We know with some certainty that the year ahead will be filled with traditional-style blockbusters. “Avengers: Doomsday” is on track to make one kajillion Marvel bucks, while Christopher Nolan’s “The Odyssey” was selling out theaters a year in advance when first tickets went on sale over the summer. And while viewers will definitely be talking about those classic spectacles, I can already foresee the chatter for less-typical candidates lasting longer and being far more impactful. The Tom Cruise-starring, Alejandro G. Iñárittu-directed original film “Digger” lit up social media over the holidays when its first teaser was released. Emerald Fennell’s “Wuthering Heights” adaptation has been raising eyebrows and dividing prospective viewers since it was first announced.
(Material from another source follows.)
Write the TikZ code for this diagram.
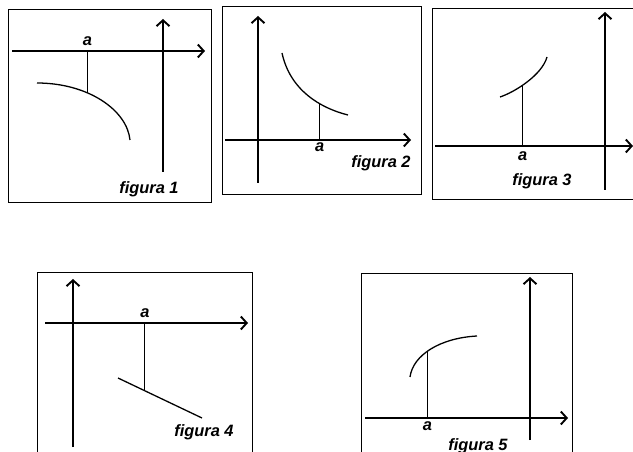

And Spielberg’s “Disclosure Day” — the director’s first summer blockbuster since 2008’s “Indiana Jones and the Kingdom of the Crystal Skull” — will be the must-see film of the season, standing out from the summer’s franchise competitors. Whether any of these films will actually be good doesn’t even matter. What’s important is that they’re going to spark conversations and unite viewers. They’re going to create memories. They’re going to do exactly what blockbusters should do. And that’s not even considering all of the movies that will become surprise, runaway hits upon their release. But that’s up to you.